- **Given instruction**:
Begin with the first line of the material and copy each line word for word through the line that contains "import pandas as pd"; the pictures are left out.
----------------
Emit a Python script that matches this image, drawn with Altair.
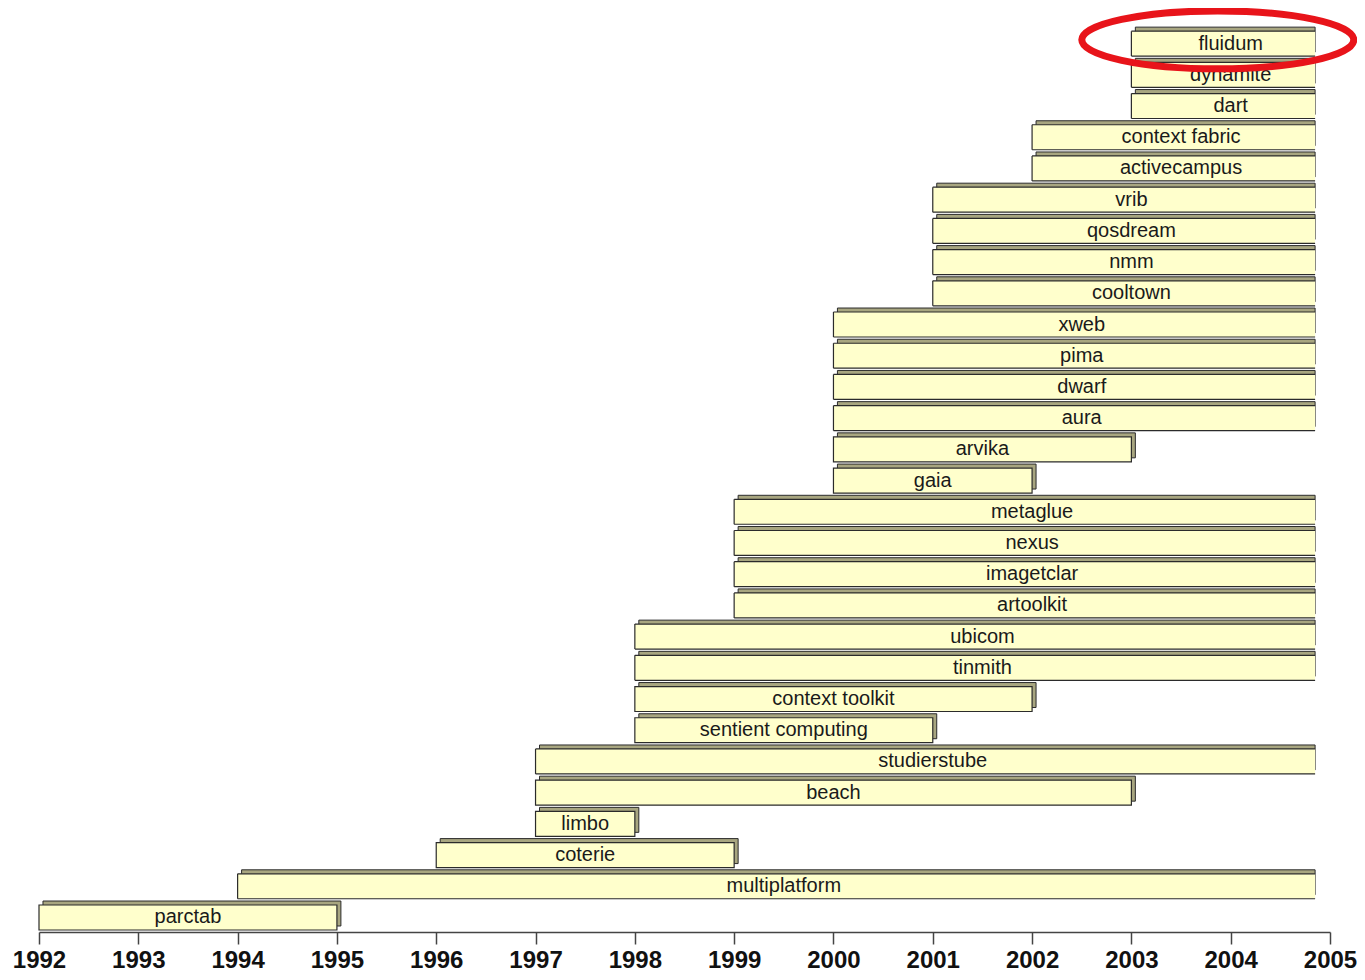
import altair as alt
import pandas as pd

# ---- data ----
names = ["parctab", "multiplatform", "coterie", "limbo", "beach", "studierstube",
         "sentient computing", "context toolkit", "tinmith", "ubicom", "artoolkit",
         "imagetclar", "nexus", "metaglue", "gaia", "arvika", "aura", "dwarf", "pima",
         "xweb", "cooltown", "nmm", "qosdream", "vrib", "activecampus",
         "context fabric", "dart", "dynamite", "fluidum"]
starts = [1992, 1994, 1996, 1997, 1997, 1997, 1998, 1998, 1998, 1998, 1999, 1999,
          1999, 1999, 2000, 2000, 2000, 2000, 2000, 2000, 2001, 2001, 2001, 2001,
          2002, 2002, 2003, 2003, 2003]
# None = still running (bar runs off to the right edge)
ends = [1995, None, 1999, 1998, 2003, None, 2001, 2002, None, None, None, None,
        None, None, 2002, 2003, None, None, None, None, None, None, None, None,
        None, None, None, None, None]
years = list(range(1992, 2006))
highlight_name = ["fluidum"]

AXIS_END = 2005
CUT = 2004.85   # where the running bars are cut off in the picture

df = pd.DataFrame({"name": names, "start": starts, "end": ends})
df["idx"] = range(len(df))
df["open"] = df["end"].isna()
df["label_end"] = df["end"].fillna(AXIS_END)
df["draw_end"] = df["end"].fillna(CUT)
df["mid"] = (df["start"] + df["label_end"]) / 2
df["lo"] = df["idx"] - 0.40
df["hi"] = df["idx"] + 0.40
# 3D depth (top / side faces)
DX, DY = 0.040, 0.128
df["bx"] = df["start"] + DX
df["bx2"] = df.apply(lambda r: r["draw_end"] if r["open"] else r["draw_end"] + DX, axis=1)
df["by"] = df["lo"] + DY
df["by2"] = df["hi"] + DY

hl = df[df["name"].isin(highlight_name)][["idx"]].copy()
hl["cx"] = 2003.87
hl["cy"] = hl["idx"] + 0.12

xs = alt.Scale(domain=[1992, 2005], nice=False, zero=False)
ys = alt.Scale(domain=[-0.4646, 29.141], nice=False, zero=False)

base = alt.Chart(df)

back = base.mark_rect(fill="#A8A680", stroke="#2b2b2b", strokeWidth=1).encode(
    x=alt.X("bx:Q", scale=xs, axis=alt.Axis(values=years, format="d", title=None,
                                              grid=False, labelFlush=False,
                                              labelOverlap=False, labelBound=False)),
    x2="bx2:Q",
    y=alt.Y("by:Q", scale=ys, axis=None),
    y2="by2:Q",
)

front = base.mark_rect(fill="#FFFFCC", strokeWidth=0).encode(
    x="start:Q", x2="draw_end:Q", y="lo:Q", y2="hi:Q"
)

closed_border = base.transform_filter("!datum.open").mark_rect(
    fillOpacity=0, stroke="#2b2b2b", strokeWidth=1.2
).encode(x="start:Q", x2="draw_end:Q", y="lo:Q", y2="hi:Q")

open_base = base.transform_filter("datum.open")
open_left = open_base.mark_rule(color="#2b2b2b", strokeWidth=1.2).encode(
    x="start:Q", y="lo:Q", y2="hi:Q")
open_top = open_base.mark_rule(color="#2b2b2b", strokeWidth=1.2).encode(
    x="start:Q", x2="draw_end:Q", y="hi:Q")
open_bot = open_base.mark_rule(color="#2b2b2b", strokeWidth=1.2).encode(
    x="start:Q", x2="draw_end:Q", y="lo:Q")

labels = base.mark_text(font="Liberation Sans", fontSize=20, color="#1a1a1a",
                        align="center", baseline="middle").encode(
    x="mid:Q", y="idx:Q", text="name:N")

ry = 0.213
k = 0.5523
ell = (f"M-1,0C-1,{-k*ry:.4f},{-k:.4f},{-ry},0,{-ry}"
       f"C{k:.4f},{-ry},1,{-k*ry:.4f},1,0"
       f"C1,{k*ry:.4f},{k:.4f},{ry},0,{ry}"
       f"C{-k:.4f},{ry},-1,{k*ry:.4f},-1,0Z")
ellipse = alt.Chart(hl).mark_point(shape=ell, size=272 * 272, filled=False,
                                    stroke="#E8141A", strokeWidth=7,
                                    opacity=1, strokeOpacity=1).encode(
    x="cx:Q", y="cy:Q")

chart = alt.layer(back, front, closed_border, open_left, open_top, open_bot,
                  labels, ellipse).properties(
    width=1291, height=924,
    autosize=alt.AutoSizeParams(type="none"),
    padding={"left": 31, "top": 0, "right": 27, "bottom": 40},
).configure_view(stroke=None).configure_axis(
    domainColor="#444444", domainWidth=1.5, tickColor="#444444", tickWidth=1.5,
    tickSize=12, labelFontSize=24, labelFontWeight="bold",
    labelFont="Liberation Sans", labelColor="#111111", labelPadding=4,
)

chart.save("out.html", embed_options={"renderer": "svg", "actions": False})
----------------
- **Solution to this task**:
Emit a Python script that matches this image, drawn with Altair.
import altair as alt
import pandas as pd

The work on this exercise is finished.